It wouldn't be any worse than JAVA, though, for example.
Also, there have been a number of Lisp implementations
designed specifically for serious real-time uses.

But in C you can generally feel safer about the performance of the runtime.
There is no automatic memory management going on, and if you don't explicitly
call any libraries, chances are that you probably won't be calling any library
or runtime support that would surprise you in some real-time environment.

Stefan> - Projects with inexperienced Lisp programmers

I don't know what this means, either: is it the case that JAVA
and C are better for inexperienced JAVA and C programmers?
Maybe it is just an observation that there is a longer learning
curve for becoming an expert Lisp programmer. But I'm not sure
that this is about the language, per se. It seems more likely
to have to do with libraries and documentation and education.

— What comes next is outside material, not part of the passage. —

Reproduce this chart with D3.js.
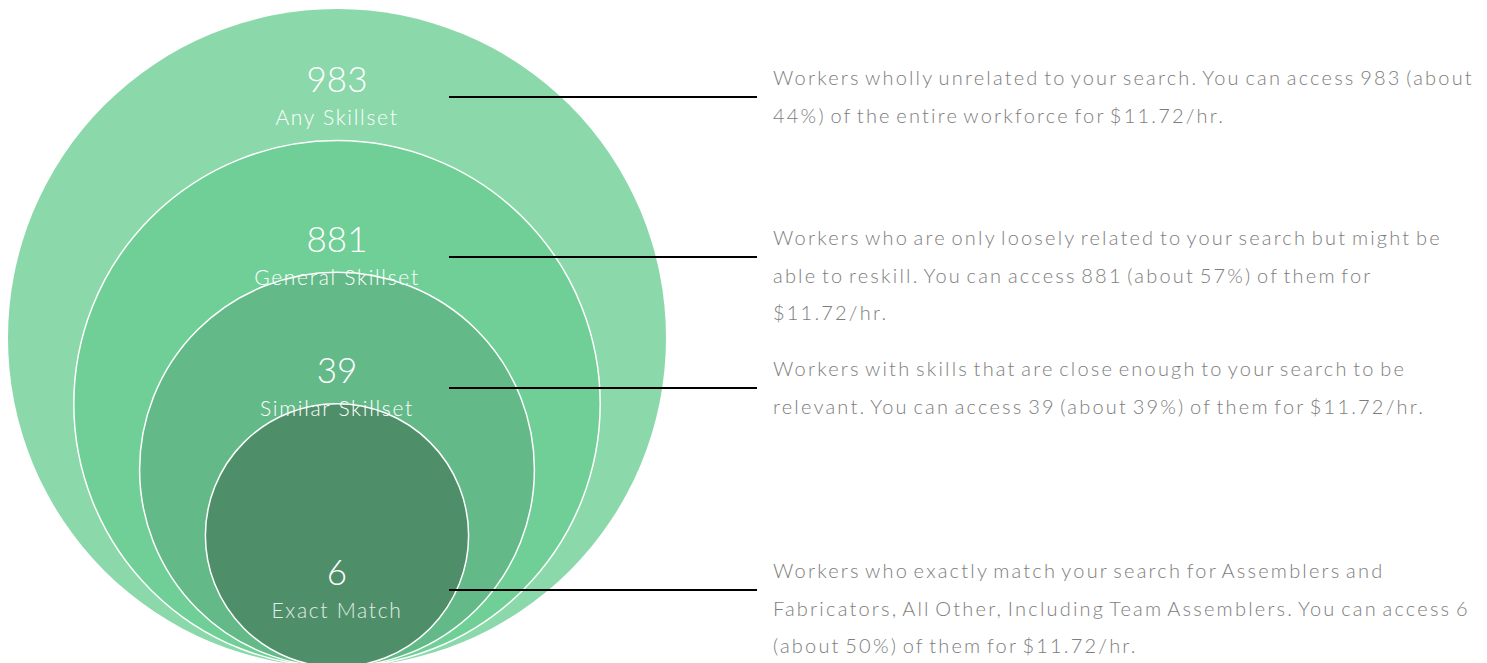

The main theme that I can detect in most of the above issues,
which may have been what was at issue 10 years ago, is that Lisp
doesn't have as many standardized interfaces for interoperating
with the rest of the world. Nowadays, that also includes things
like the Web and XML, and maybe Message Queue systems, as well as
the previously mentioned areas like network sockets and SQL.
While libraries exist for most of that, they are not a standard
part of the language.

The main competition is now JAVA, which includes a comprehensive set
of interfaces and libraries for everything you might want to do.
JAVA itself is far less powerful than Lisp, harder to write,
probably less efficient, and by most measures a poorer language.
But it serves the mainstream world of problems better than Lisp
because it includes standard ways of doing all the standard things
that one might want to do. JAVA has raised the bar on the features
that a general-purpose real-world language must include, as most of
today's problems are about how to connect standard things together.

JAVA also has direct language support multiprocessing, and library
support for distributed processing (RMI and EJB on top of that).

To the extent that people expect all those things -- standard --
in their programming language, Lisp has fallen behind.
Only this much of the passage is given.